Argued April 26, 2004 —Decided June 14, 2004
The Foreign Trade Antitrust Improvements Act of 1982 (FTAIA or Act) provides that the Sherman Act "shall not apply to conduct involving trade or commerce . . . with foreign nations," 15 U.S.C. § 6a, but creates exceptions for conduct that significantly harms imports, domestic commerce, or American exporters. In this case, vitamin purchasers filed a class action alleging that vitamin manufacturers and distributors had engaged in a price fixing conspiracy, raising vitamin prices in the United States and foreign countries, in violation of the Sherman Act. As relevant here, defendants (petitioners) moved to dismiss the suit as to the foreign purchasers (respondents), foreign companies located abroad, who had purchased vitamins only outside United States commerce. In dismissing respondents' claims, the District Court applied the FTAIA and found none of its exceptions applicable. The Court of Appeals reversed, concluding that the FTAIA's exclusionary rule applied, but so did its exception for conduct that has a "direct, substantial and reasonably foreseeable effect" on domestic commerce that "gives rise to a [Sherman Act] claim," §§ 6a(1)(A), (2). Assuming that the foreign effect, i. e., higher foreign prices, was independent of the domestic effect, i. e., higher domestic prices, the court nonetheless concluded that the Act's text, legislative history, and policy goal of deterring harmful price fixing activity made the lack of connection between the two effects inconsequential.
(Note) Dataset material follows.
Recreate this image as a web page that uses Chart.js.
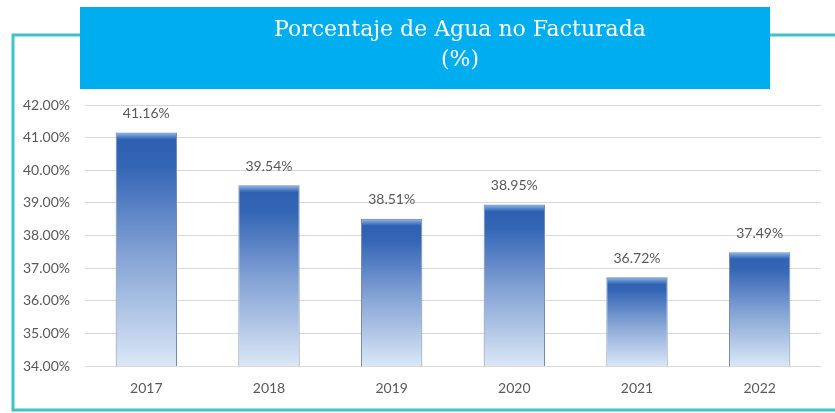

Held: Where the price fixing conduct significantly and adversely affects both customers outside and within the United States, but the adverse foreign effect is independent of any adverse domestic effect, the FTAIA exception does not apply, and thus, neither does the Sherman Act, to a claim based solely on the foreign effect. Pp. 161–175.

(a) Respondents' threshold argument that the transactions fall outside the FTAIA because its general exclusionary rule applies only to conduct involving exports is rejected. The House Judiciary Committee changed the bill's original language from "export trade or export commerce," H. R. 5235, to "trade or commerce (other than import trade or import commerce)" deliberately to include commerce that did not involve American exports but was wholly foreign. Pp. 162–163.